At the same time, Armageddon Time interrogates familial relationships – those that make us the people we become – as well as how generational trauma shapes a family unit. In one terrifying scene, Irving beats Paul for getting in trouble at school: the low camera angle emphasises his temporary transformation into a monster who Paul barely recognises. Similarly, silence is utilised to great effect: by avoiding a reliance on a score or musical cues, Gray negates slipping into mawkish territory.
Johnny is ultimately betrayed at the point when it matters most, with Paul rejecting his grandfather’s advice to “be a mensch” and stand up for those that need it most out of self-preservation. There’s no absolution for the young child, who has to live with the guilt of what he did to his friend, and the realisation that the hard thing and the right thing are often the same.

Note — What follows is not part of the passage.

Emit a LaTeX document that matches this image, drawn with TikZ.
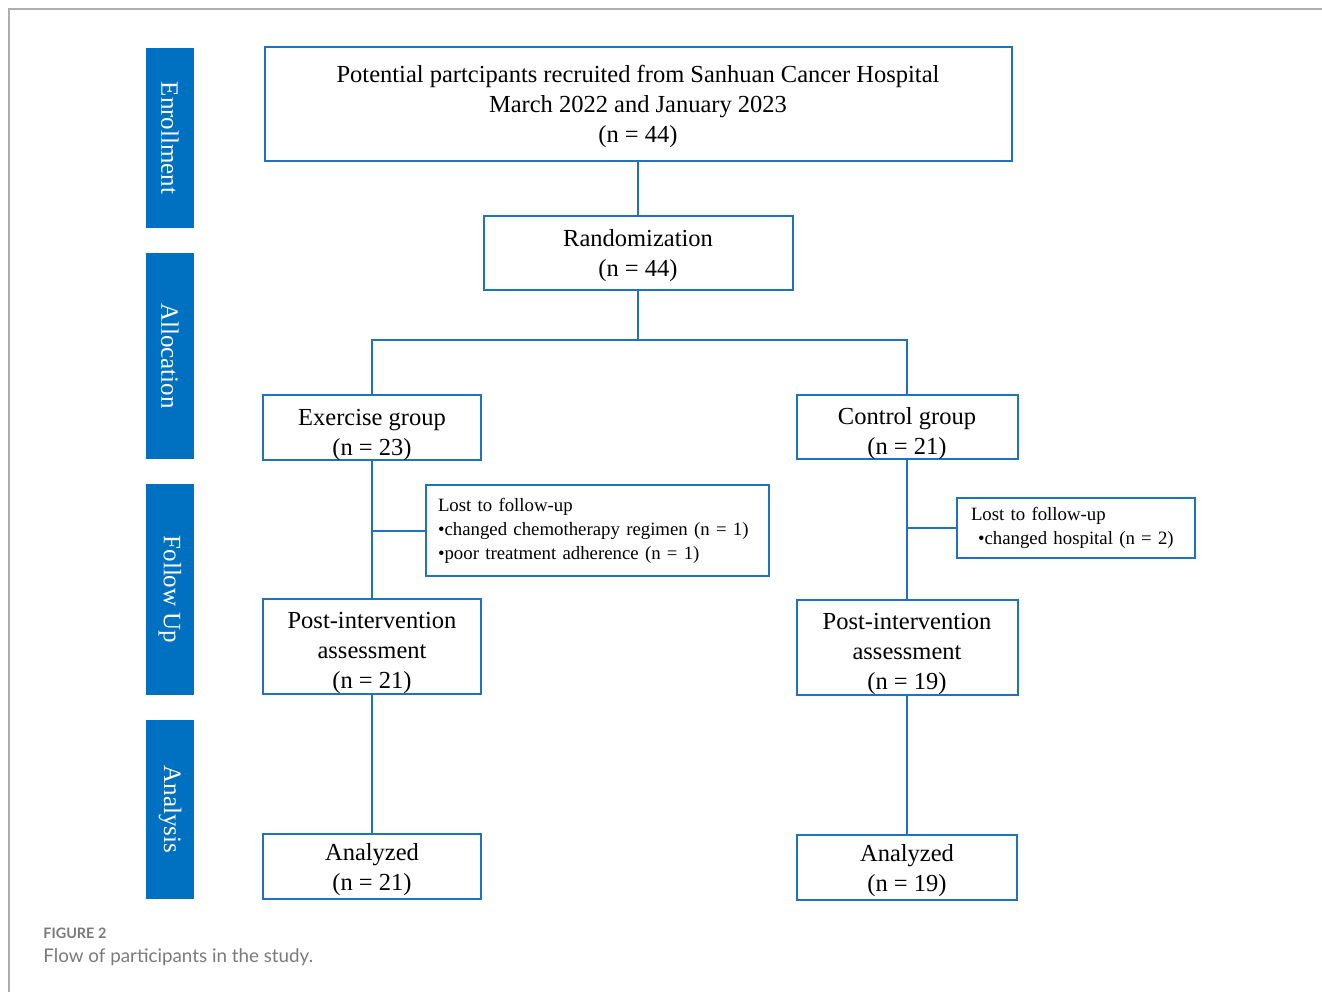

This element of the story is its most thorny: filmmakers have been making art about their white guilt for decades and the merits of this are few, but Gray’s film avoids that sort of unproductive hand-wringing through its starkness. There’s no lesson or moral at the end of this story, no happily-ever-after or faux-inspiring Green Book-style coda. The mistakes we make as children have the power to echo through our lives, and we have to live with them, for better or worse, and only distance provides clarity. Armageddon Time understands the past is a foreign country, and not one you can live in forever.